I'll put aside my curiosity as to whether our plan actually does that and just say that you are fond of pointing to places like Vancouver as examples of places "that get it", but don't seem to acknowledge that they use height limits and that a key component of their planning regime is protected view cones and the notion that downtown towers shouldn't replace the natural beauty of North Shore mountains as the City's backdrop.
And the whole if we are a real city we need to go taller and taller is a trope heard everywhere.
Unhappy developer in Vancouver:
“Grouse Mountain is 4,000 feet high and our Burrard Place, which is the third-tallest building in the city, 550 feet tall.

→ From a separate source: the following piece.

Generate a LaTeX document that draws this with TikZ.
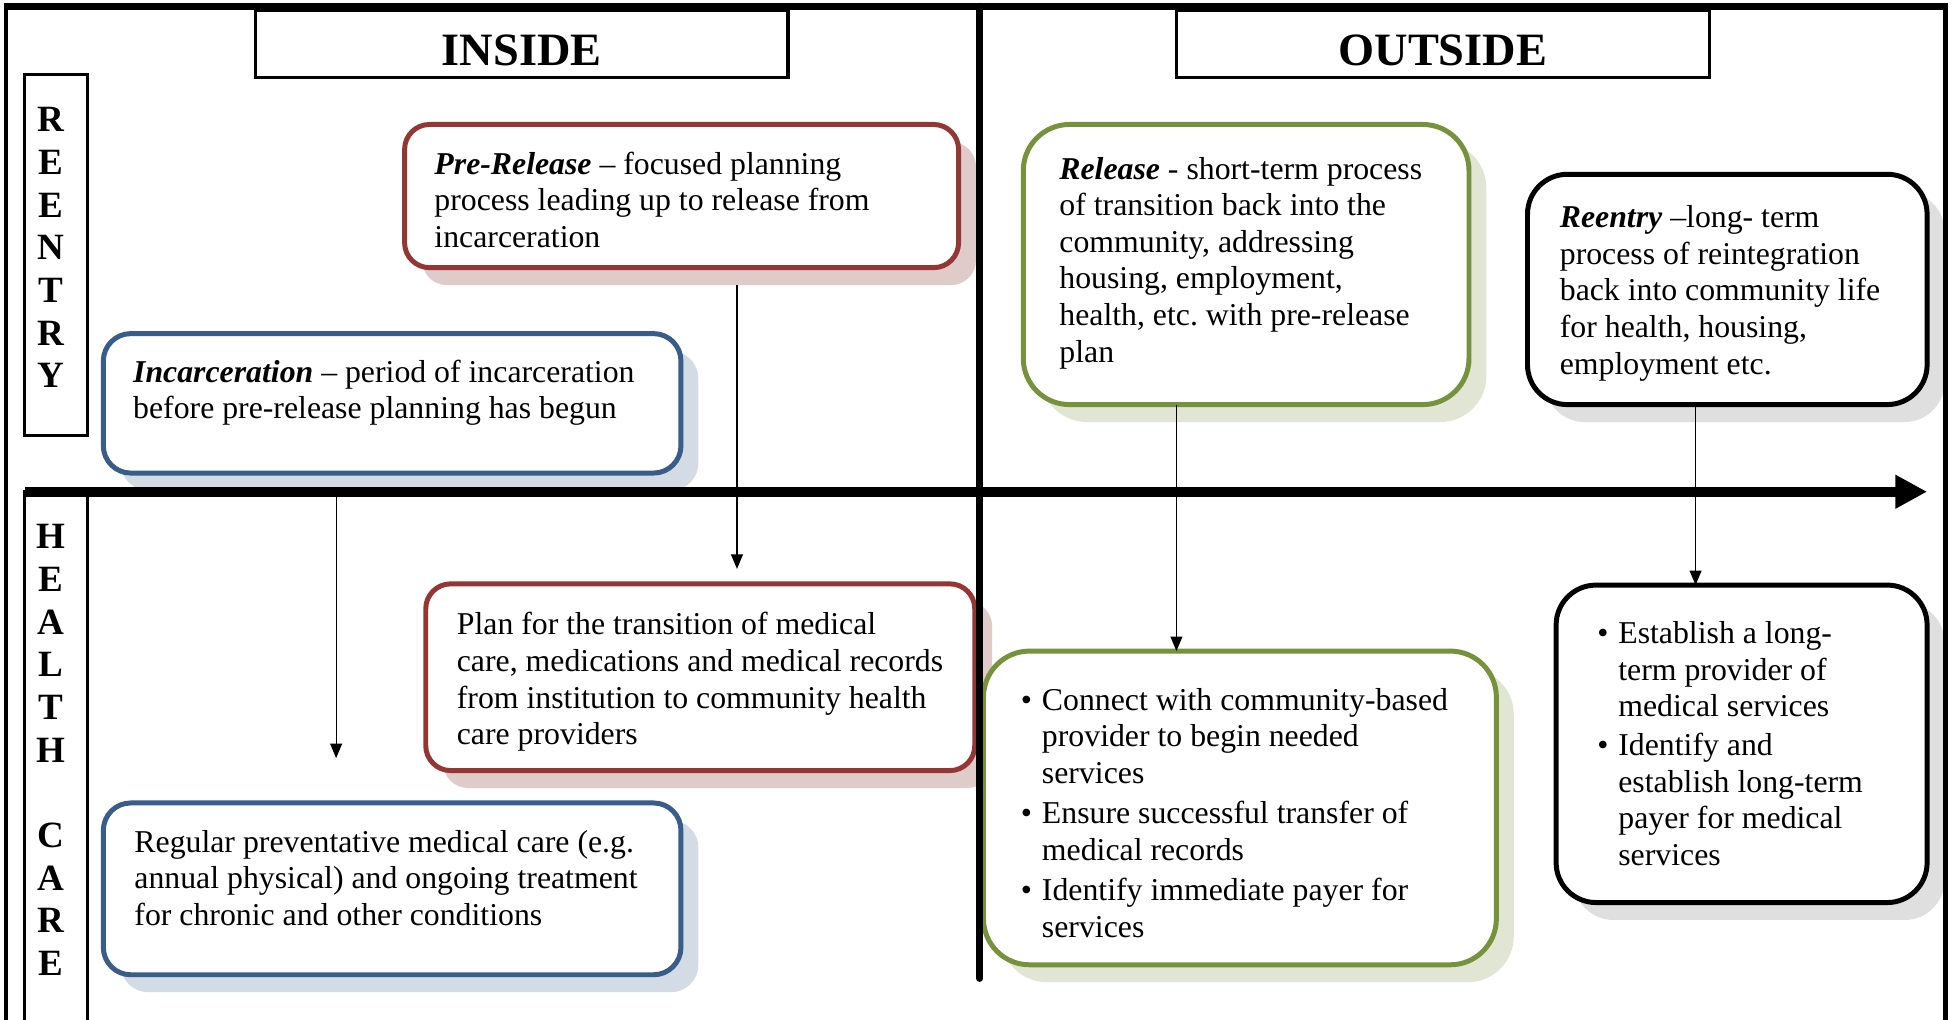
\documentclass[tikz,border=0pt]{standalone}
\usepackage{fontspec}
\setmainfont{Liberation Serif}
\usetikzlibrary{arrows.meta,shadows}
\frenchspacing
\newlength{\U}\setlength{\U}{0.47pt}
\definecolor{bline}{HTML}{385D8A}
\definecolor{rline}{HTML}{943634}
\definecolor{gline}{HTML}{76923C}
\definecolor{bshad}{HTML}{D3DBE4}
\definecolor{rshad}{HTML}{E0CBCB}
\definecolor{gshad}{HTML}{E1E6D4}
\definecolor{kshad}{HTML}{DFDFDF}
% width, height, top space, left indent, text
\newcommand{\bx}[5]{\begin{minipage}[t][#2\U][t]{#1\U}\frenchspacing\vspace*{#3\U}\leftskip=#4\U\relax\rightskip=0pt plus 1fil\relax\parindent=0pt\noindent\strut#5\end{minipage}}
% height, top space, letters
\newcommand{\vl}[3]{\begin{minipage}[t][#1\U][t]{50\U}\vspace*{#2\U}\centering\rightskip=8\U plus 1fil\relax\strut#3\end{minipage}}
\newcommand{\bul}{\llap{\textbullet\hspace{8\U}}}
\tikzset{
  tbox/.style={anchor=north west, inner sep=0pt, outer sep=0pt, fill=white,
    font=\fontsize{12}{13.8}\selectfont, line width=4*\U},
  bbox/.style={tbox, draw=bline, rounded corners=22*\U,
    drop shadow={shadow xshift=14*\U, shadow yshift=-14*\U, fill=bshad, opacity=1}},
  rbox/.style={tbox, draw=rline, rounded corners=20*\U,
    drop shadow={shadow xshift=14*\U, shadow yshift=-14*\U, fill=rshad, opacity=1}},
  gbox/.style={tbox, draw=gline, rounded corners=37*\U,
    drop shadow={shadow xshift=14*\U, shadow yshift=-14*\U, fill=gshad, opacity=1}},
  kbox/.style={tbox, draw=black, rounded corners=32*\U,
    drop shadow={shadow xshift=14*\U, shadow yshift=-14*\U, fill=kshad, opacity=1}},
  hdr/.style={draw, fill=white, line width=2.5*\U, anchor=north west, inner sep=0pt, outer sep=0pt,
    minimum width=428*\U, minimum height=54*\U,
    font=\fontsize{17.5}{20}\selectfont\bfseries, text height=16.5pt, text depth=0pt},
  lbox/.style={draw, line width=2.5*\U, anchor=north west, inner sep=0pt, outer sep=0pt,
    font=\fontsize{14}{16.1}\selectfont\bfseries},
  arr/.style={line width=1*\U, -{Triangle[length=5.5pt,width=4.5pt]}},
  frame/.style={line width=#1*\U}
}
\begin{document}
\begin{tikzpicture}[x=0.47pt, y=-0.47pt]
\useasboundingbox (0,0) rectangle (1568,819);
\clip (0,0) rectangle (1568,819);
\fill[white] (0,0) rectangle (1568,819);

% headers
\node[hdr] (inside) at (205,8) {INSIDE};
\node[hdr] (outside) at (945,8) {OUTSIDE};

% side labels
\node[lbox] (reentry) at (20,60) {\vl{290}{22}{R\\E\\E\\N\\T\\R\\Y}};
\node[lbox] (health) at (20,395) {\vl{440}{22}{H\\E\\A\\L\\T\\H\\[16.1pt]C\\A\\R\\E}};

% boxes
\node[bbox] (inc) at (83,268) {\bx{464}{112}{18.5}{24}{\textbf{\textit{Incarceration}} – period of incarceration\\before pre-release planning has begun}};
\node[rbox] (prerel) at (325,100) {\bx{445}{115}{19.5}{24}{\textbf{\textit{Pre-Release}} – focused planning\\process leading up to release from\\incarceration}};
\node[gbox] (rel) at (822,100) {\bx{358}{225}{23.5}{29}{\textbf{\textit{Release}} - short-term process\\of transition back into the\\community, addressing\\housing, employment,\\health, etc. with pre-release\\plan}};
\node[kbox] (reent) at (1227,140) {\bx{321}{185}{22.5}{26}{\textbf{\textit{Reentry}} –long- term\\process of reintegration\\back into community life\\for health, housing,\\employment etc.}};
\node[rbox] (plan) at (342,469) {\bx{441}{150}{20.5}{25}{Plan for the transition of medical\\care, medications and medical records\\from institution to community health\\care providers}};
\node[bbox] (reg) at (83,645) {\bx{464}{138}{19}{25}{Regular preventative medical care (e.g.\\annual physical) and ongoing treatment\\for chronic and other conditions}};
\node[gbox] (conn) at (790,523) {\bx{412}{252}{27}{47}{\bul Connect with community-based\\provider to begin needed\\services\\[3\U]\bul Ensure successful transfer of\\medical records\\[3\U]\bul Identify immediate payer for\\services}};
\node[kbox] (est) at (1250,470) {\bx{298}{255}{26.5}{50}{\bul Establish a long-\\term provider of\\medical services\\[2\U]\bul Identify and\\establish long-term\\payer for medical\\services}};

% connectors
\coordinate (p1) at (592,229);
\coordinate (p2) at (270,399);
\coordinate (p3) at (945,0);
\coordinate (p4) at (1362,0);
\draw[arr, shorten >=12*\U] (p1) -- (p1 |- plan.north);
\draw[arr, shorten >=36*\U] (p2) -- (p2 |- reg.north);
\draw[arr] (rel.south -| p3) -- (conn.north -| p3);
\draw[arr] (reent.south -| p4) -- (est.north -| p4);

% frame and axes
\coordinate (tl) at (5,5);
\coordinate (tr) at (1563,5);
\coordinate (bl) at (5,830);
\coordinate (br) at (1563,830);
\draw[frame=3] (tl) -- (bl);
\draw[frame=4] (tr) -- (br);
\draw[frame=5.5] ([xshift=-1pt]tl) -- ([xshift=1pt]tr);
\coordinate (dtop) at (787,5);
\coordinate (dbot) at (787,786);
\draw[frame=5.5, line cap=round] (dtop) -- (dbot);
\coordinate (axs) at (20,395);
\coordinate (axe) at (1548,395);
\draw[frame=8, -{Triangle[length=12pt,width=12pt]}] (axs) -- (axe);
\end{tikzpicture}
\end{document}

Why should we ever worry that tall buildings could dominate our physical environment? Let’s finally let go of our bucolic fishing-village past and embrace the reality of a city that we have become in the eyes of the world.”
Well respected former chief planner:
“If we don’t want 1,000-foot-tall towers, we’re somehow stuck in a fishing village past?” Toderian asked rhetorically. “Come on.”
He had previously pushed for a select number of sites to be given exceptions to allow towers up to 700 feet ... it's never enough.
https://biv.com/article/2016/01/vancouve...
I think most towers in Vancouver are 20-35 storeys, though as time passes more are 40+
Something to think about ... they built a critical mass of buildings first, then started to liberalize heights starting about 10 years ago. Vancouverism was built off of the tower-podium combo mostly within the height limit we are now looking to implement. Rather than aim for just a few tall projects, I'd rather we repair more space and absorb our demand for condo units across more projects rather than fewer, but much larger ones.